In 1997, Stevens invested $50,000 with developer Jonathan B. Rubini. Last year, at Stevens’ request, Rubini and his partner bought back the senator’s interests in their deals for $872,000, according to Senate financial disclosure forms made public Tuesday.
Rep. Randy “Duke” Cunningham
Cunningham has elicited sharp public criticism since Copley News Service, in an article published Sunday in The San Diego Union-Tribune, disclosed that he sold his Del Mar house in November 2003 to Mitchell Wade, a defense contractor. Wade put the Del Mar house back on the market shortly after buying it, where it remained unsold and vacant for more than eight months. It eventually sold for $700,000 less than what Wade had paid Cunningham.
Property records don’t list Wade or his company MZM Inc. as the buyer of Cunningham’s house. Instead, the records state that Cunningham sold the house to 1523 New Hampshire Avenue LLC. Nevada state business records show that Wade owns that company, too. It is the address of his Washington, D.C., office.
The congressman, a member of the influential House defense appropriations subcommittee, said in an interview last week that he has supported Wade’s efforts to win tens of millions of dollars in defense contracts.
Rep. Bob Ney
Ney’s ties to gambling industry lobbyist Jack Abramoff were revealed last year at a Senate Indian Affairs Committee hearing, where witnesses and e-mails described Ney’s agreement to back gambling legislation for an Indian tribe that Abramoff represented.
The tribe gave Ney hefty campaign donations and was asked to pay for a Scottish golf trip for Ney.
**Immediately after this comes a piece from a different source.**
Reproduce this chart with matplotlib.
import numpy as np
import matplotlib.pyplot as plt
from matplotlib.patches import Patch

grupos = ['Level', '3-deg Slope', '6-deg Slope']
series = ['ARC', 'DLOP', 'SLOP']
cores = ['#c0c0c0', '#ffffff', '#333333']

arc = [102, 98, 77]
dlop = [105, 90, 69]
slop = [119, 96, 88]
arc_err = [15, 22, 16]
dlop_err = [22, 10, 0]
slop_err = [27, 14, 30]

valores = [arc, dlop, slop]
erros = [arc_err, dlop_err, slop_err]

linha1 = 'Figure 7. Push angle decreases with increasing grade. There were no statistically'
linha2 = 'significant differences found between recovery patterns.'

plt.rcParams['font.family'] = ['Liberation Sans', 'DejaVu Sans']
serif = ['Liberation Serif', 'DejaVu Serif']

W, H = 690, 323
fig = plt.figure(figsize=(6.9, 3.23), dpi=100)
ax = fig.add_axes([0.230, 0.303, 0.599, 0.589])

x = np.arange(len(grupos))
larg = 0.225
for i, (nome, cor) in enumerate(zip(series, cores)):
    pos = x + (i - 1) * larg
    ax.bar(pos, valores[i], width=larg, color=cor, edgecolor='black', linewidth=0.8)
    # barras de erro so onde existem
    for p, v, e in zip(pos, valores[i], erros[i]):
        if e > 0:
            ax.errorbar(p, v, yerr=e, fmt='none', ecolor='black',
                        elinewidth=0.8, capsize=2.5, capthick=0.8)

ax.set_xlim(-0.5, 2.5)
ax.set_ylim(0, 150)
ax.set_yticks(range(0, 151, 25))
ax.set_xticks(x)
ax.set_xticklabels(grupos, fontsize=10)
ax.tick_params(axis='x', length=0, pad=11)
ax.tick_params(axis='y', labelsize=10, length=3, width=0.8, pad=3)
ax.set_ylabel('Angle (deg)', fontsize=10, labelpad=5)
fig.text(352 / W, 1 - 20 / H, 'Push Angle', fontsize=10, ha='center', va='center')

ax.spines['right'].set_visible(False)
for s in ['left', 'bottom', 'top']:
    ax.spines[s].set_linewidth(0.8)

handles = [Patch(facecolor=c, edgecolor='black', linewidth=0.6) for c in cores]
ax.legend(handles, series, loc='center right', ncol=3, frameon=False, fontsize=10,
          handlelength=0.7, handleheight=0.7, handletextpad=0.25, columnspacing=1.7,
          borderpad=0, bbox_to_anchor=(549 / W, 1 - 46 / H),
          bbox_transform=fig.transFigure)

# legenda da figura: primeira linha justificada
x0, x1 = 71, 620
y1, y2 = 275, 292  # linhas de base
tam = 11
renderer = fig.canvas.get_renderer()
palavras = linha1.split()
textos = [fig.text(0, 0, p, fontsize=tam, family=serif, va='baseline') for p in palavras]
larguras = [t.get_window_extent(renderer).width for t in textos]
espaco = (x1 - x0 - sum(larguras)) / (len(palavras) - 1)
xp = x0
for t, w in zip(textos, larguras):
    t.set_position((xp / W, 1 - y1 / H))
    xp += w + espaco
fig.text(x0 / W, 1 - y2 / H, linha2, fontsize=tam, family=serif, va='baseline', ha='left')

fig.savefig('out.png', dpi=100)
Rep. Tom “Sleazy T.” DeLay
Last, but certainly not least!
House Majority Leader Tom DeLay owns stock worth more than $50,000 in ExxonMobil, according to financial disclosure reports, while at the same time he is one of the driving forces behind legislation that would shield that company and other manufacturers of the gasoline additive MTBE from lawsuits that could cost them millions.